The escalating violence in eastern DRC prompted the United Nations Security Council to extend the mandate of its organization and stabilization mission (MONUSCO) for another year. MONUSCO’s mission has come under heavy criticism for failing to achieve its core mandate of protecting civilians in light of increased fighting. The new mandate reaffirms MONUSCO’s priority of protecting civilians, urging the Congolese authorities to reform their security sector, end armed insurgencies and cease human rights abuses in the vast African country.

The renewal of MONUSCO’s mandate comes at a critical time of increased instability in eastern provinces. Ongoing fighting between government troops and renegade fighters has displaced more than 200,000 people to neighboring Rwanda and Uganda. The fighters mutinied in April and are now operating as an armed group known as M23. The group is being led by Bosco Ntaganda who is already wanted by the International Criminal Court for war crimes and crimes against humanity.

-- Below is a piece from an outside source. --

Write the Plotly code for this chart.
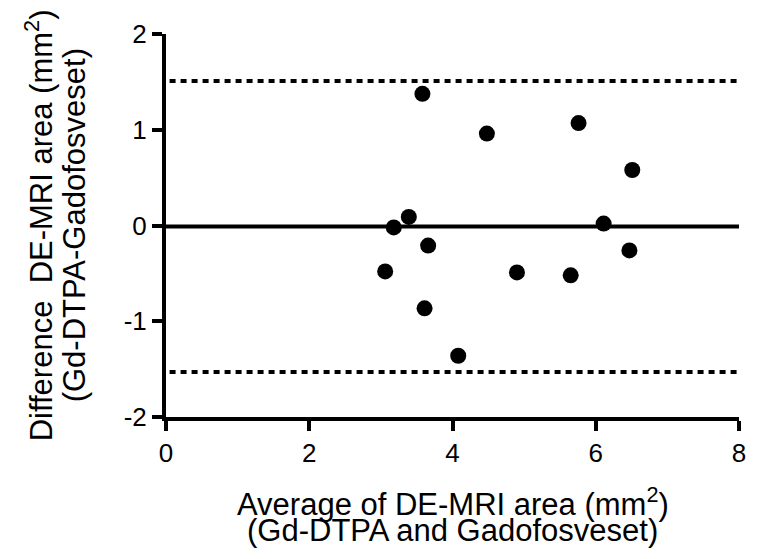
import plotly.graph_objects as go

avg = [3.06, 3.18, 3.39, 3.58, 3.61, 3.66, 4.08, 4.48, 4.90, 5.65, 5.76, 6.11, 6.47, 6.51]
diff = [-0.48, -0.02, 0.09, 1.375, -0.865, -0.21, -1.36, 0.96, -0.49, -0.52, 1.07, 0.02, -0.26, 0.58]
bias = -0.01
upper_loa = 1.51
lower_loa = -1.53
x_ticks = [0, 2, 4, 6, 8]
y_ticks = [-2, -1, 0, 1, 2]

FONT = "Liberation Sans, Arial, sans-serif"
TITLE_SIZE = 31

W, H = 749, 551
L, R, T, B = 158, 11, 26, 142
PW, PH = W - L - R, H - T - B

fig = go.Figure()
fig.add_trace(go.Scatter(x=avg, y=diff, mode="markers",
                         marker=dict(color="black", size=16), showlegend=False,
                         cliponaxis=False))
fig.add_shape(type="line", x0=0, x1=8, y0=bias, y1=bias, xref="x", yref="y",
              line=dict(color="black", width=4))
for v in (upper_loa, lower_loa):
    fig.add_shape(type="line", x0=0.05, x1=8, y0=v, y1=v, xref="x", yref="y",
                  line=dict(color="black", width=4, dash="6px,5px"))

axis_common = dict(showgrid=False, zeroline=False, showline=True, linecolor="black",
                   linewidth=4, ticks="outside", ticklen=10, tickwidth=4, tickcolor="black",
                   tickfont=dict(family=FONT, size=26, color="black"))
fig.update_xaxes(range=[0, 8], tickvals=x_ticks, ticktext=[str(t) for t in x_ticks], **axis_common)
fig.update_yaxes(range=[-2, 2], tickvals=y_ticks, ticktext=[str(t) for t in y_ticks], **axis_common)

def xt(text, top_px):
    fig.add_annotation(text=text, xref="paper", yref="paper", x=0.5, y=-(top_px - (T + PH)) / PH,
                       xanchor="center", yanchor="top", showarrow=False,
                       font=dict(family=FONT, size=TITLE_SIZE, color="black"))

def yt(text, left_px):
    fig.add_annotation(text=text, xref="paper", yref="paper", x=(left_px - L) / PW, y=0.5,
                       xanchor="left", yanchor="middle", textangle=-90, showarrow=False,
                       font=dict(family=FONT, size=TITLE_SIZE, color="black"))

xt("Average of DE-MRI area (mm<sup>2</sup>)", 472)
xt("(Gd-DTPA and Gadofosveset)", 503)
yt("Difference  DE-MRI area (mm<sup>2</sup>)", 7)
yt("(Gd-DTPA-Gadofosveset)", 46)

fig.update_layout(width=W, height=H, plot_bgcolor="white", paper_bgcolor="white",
                  margin=dict(l=L, r=R, t=T, b=B))
fig.write_html("out.html")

MONUSCO’s new mandate fittingly places emphasis on Security Sector Reform (SSR) as crucial to civilian protection. SSR would mean making vast improvements to DRC’s dysfunctional security sector, so that it has the capacity to effectively protect the Congolese people. The Security Council has heeded the call made by U.S. and Congolese-based rights groups who have urged the international community to make SSR a primary focus.

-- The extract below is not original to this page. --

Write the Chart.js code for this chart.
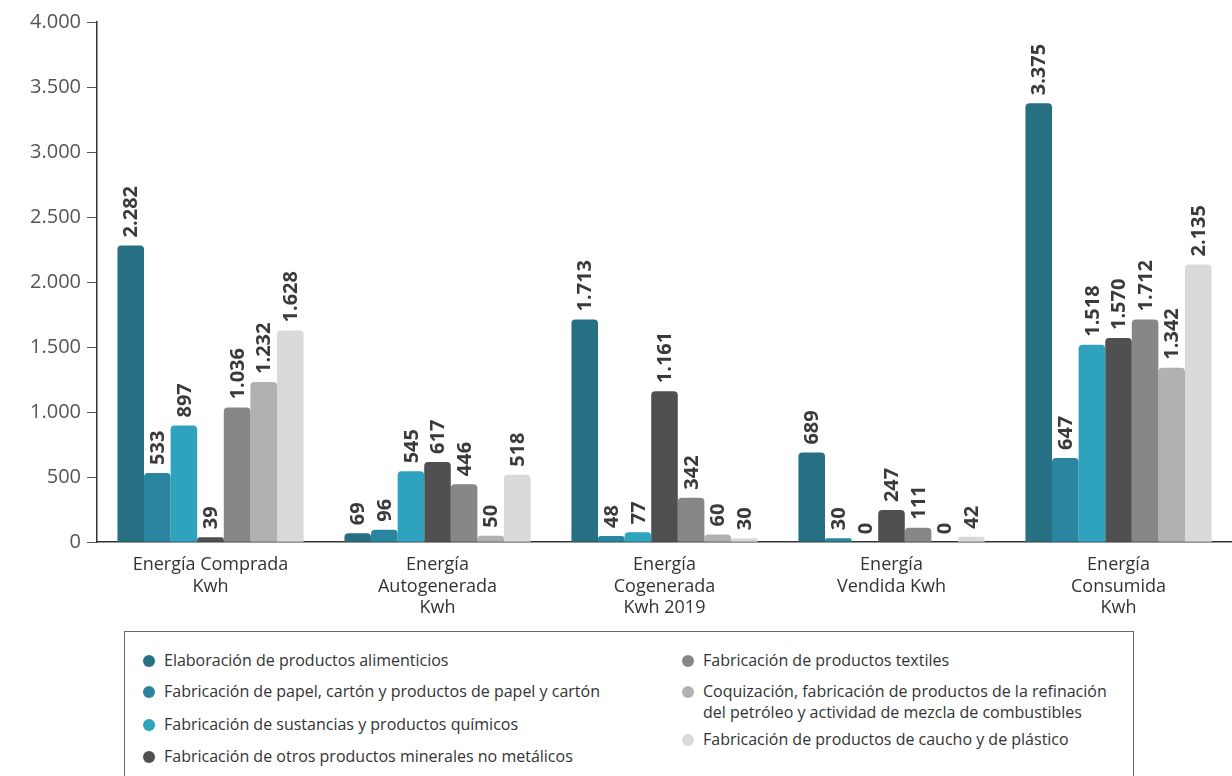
<!DOCTYPE html>
<html>
<head>
<meta charset="utf-8">
<script src="https://cdn.jsdelivr.net/npm/chart.js@4.4.1/dist/chart.umd.min.js"></script>
<style>
  html, body { margin: 0; padding: 0; background: #fff; overflow: hidden; }
  #wrap { position: relative; width: 1232px; height: 776px; font-family: "Open Sans", sans-serif; }
  #chartBox { position: absolute; left: 0; top: 0; width: 1232px; height: 625px; }
  #legend { position: absolute; left: 124px; top: 631px; width: 1010px; height: 160px;
            border: 1.5px solid #6a6a6a; box-sizing: border-box; }
  .item { position: absolute; font-size: 16px; line-height: 21px; color: #333; white-space: nowrap; }
  .dot { position: absolute; width: 12px; height: 12px; border-radius: 50%; }
</style>
</head>
<body>
<div id="wrap">
  <div id="chartBox"><canvas id="myChart"></canvas></div>
  <div id="legend"></div>
</div>
<script>
// categories (x axis)
const categories = [
  ['Energía Comprada', 'Kwh'],
  ['Energía', 'Autogenerada', 'Kwh'],
  ['Energía', 'Cogenerada', 'Kwh 2019'],
  ['Energía', 'Vendida Kwh'],
  ['Energía', 'Consumida', 'Kwh']
];

// series names
const seriesNames = [
  'Elaboración de productos alimenticios',
  'Fabricación de papel, cartón y productos de papel y cartón',
  'Fabricación de sustancias y productos químicos',
  'Fabricación de otros productos minerales no metálicos',
  'Fabricación de productos textiles',
  'Coquización, fabricación de productos de la refinación\ndel petróleo y actividad de mezcla de combustibles',
  'Fabricación de productos de caucho y de plástico'
];

// values per series (one per category)
const alimenticios = [2282, 69, 1713, 689, 3375];
const papel        = [533, 96, 48, 30, 647];
const quimicos     = [897, 545, 77, 0, 1518];
const minerales    = [39, 617, 1161, 247, 1570];
const textiles     = [1036, 446, 342, 111, 1712];
const coquizacion  = [1232, 50, 60, 0, 1342];
const caucho       = [1628, 518, 30, 42, 2135];

const yTicks = [0, 500, 1000, 1500, 2000, 2500, 3000, 3500, 4000];

const colors = ['#277083', '#2a86a0', '#2fa3be', '#505050', '#878787', '#b1b1b1', '#d9d9d9'];
const seriesValues = [alimenticios, papel, quimicos, minerales, textiles, coquizacion, caucho];

// thousands with dot
function fmt(v) {
  return String(v).replace(/\B(?=(\d{3})+(?!\d))/g, '.');
}

const data = {
  labels: categories,
  datasets: seriesValues.map((vals, i) => ({
    label: seriesNames[i],
    data: vals,
    backgroundColor: colors[i],
    borderWidth: 0,
    borderRadius: { topLeft: 4, topRight: 4 },
    borderSkipped: 'bottom',
    barPercentage: 1,
    categoryPercentage: 0.82
  }))
};

// vertical value labels above bars
const barValueLabels = {
  id: 'barValueLabels',
  afterDatasetsDraw(chart) {
    const { ctx } = chart;
    ctx.save();
    ctx.font = 'bold 20px "Open Sans"';
    ctx.fillStyle = '#3a3a3a';
    ctx.textAlign = 'left';
    ctx.textBaseline = 'middle';
    chart.data.datasets.forEach((ds, di) => {
      chart.getDatasetMeta(di).data.forEach((bar, i) => {
        ctx.save();
        ctx.translate(bar.x, bar.y - 8);
        ctx.rotate(-Math.PI / 2);
        ctx.fillText(fmt(ds.data[i]), 0, 1);
        ctx.restore();
      });
    });
    ctx.restore();
  }
};

const config = {
  type: 'bar',
  data,
  options: {
    responsive: true,
    maintainAspectRatio: false,
    animation: false,
    layout: { padding: { left: 22, top: 22, right: 0, bottom: 2 } },
    plugins: {
      legend: { display: false },
      tooltip: { enabled: false }
    },
    scales: {
      x: {
        grid: { display: false },
        border: { display: true, color: '#333', width: 1.5 },
        ticks: {
          color: '#333',
          font: { family: 'Open Sans', size: 18 },
          maxRotation: 0,
          padding: 4
        }
      },
      y: {
        min: 0,
        max: 4000,
        afterBuildTicks(axis) {
          axis.ticks = yTicks.map(v => ({ value: v }));
        },
        afterFit(axis) {
          axis.width = 75;
        },
        grid: { display: true, drawOnChartArea: false, drawTicks: true, tickLength: 10, color: '#555' },
        border: { display: true, color: '#333', width: 1.5 },
        ticks: {
          color: '#555',
          font: { family: 'Open Sans', size: 20 },
          padding: 6,
          callback: v => fmt(v)
        }
      }
    }
  },
  plugins: [barValueLabels]
};

const myChart = new Chart(document.getElementById('myChart'), config);

// legend (html)
const legendPos = [
  { x: 24, y: 18 }, { x: 24, y: 49 }, { x: 24, y: 82 }, { x: 24, y: 114 },
  { x: 563, y: 18 }, { x: 563, y: 49 }, { x: 563, y: 97 }
];
const legend = document.getElementById('legend');
seriesNames.forEach((name, i) => {
  const p = legendPos[i];
  const dot = document.createElement('div');
  dot.className = 'dot';
  dot.style.background = colors[i];
  dot.style.left = (p.x - 6) + 'px';
  dot.style.top = (p.y + 5) + 'px';
  legend.appendChild(dot);
  const t = document.createElement('div');
  t.className = 'item';
  t.style.left = (p.x + 15) + 'px';
  t.style.top = p.y + 'px';
  t.innerHTML = name.replace('\n', '<br>');
  legend.appendChild(t);
});
</script>
</body>
</html>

An effective security sector—one that is organized, resourced, trained and vetted—is essential to solving immediate concerns like displacement, prevalence of armed groups, recruitment of child soldiers and gender-based violence as well as more long term structural issues like economic growth and trade in conflict minerals. Failed SSR policies have contributed to the ad-hoc integration of former armed groups with poor human rights record, impunity for serious human rights violators, and the recent surge in violence. The United Nations Security Council has stressed the need for perpetrators of crimes against civilian to be arrested and brought to justice, with particular focus on Ntaganda.

To avoid pitfalls of past SSR initiatives, the new Security Council resolution calls on MONUSCO to support effective coordination of all international partners involved in SSR, collaborate with the Congolese government to operationalize and implement a national and comprehensive vision for SSR, and to report on how these SSR priorities are being implemented through the establishment of Contact Group for SSR at the international and country level. The lack of political will within the Congolese government will be MONUSCO’s greatest obstacle ahead. But, international donors can help in this regard by pressuring Congolese President, Joseph Kabila, since external funding makes up nearly half of the country’s annual budget.

With an annual budget of more than $1 billion a year, MONUSCO is one of the largest and costliest UN peacekeeping missions. Continued violence reflects poorly on the mission’s ability to achieve its core mandate but regional governments and the international community at-large bear responsibility for stabilizing the eastern provinces. Despite its shortcomings, MONUSCO remains the viable option as long the Congolese government lacks a competent army capable of protecting its people and cannot control its territory. High-level diplomatic engagement through regional platforms such as the International Conference of the Great Lakes Region is necessary to ensure that this new mandate achieves its overarching goal: civilian protection.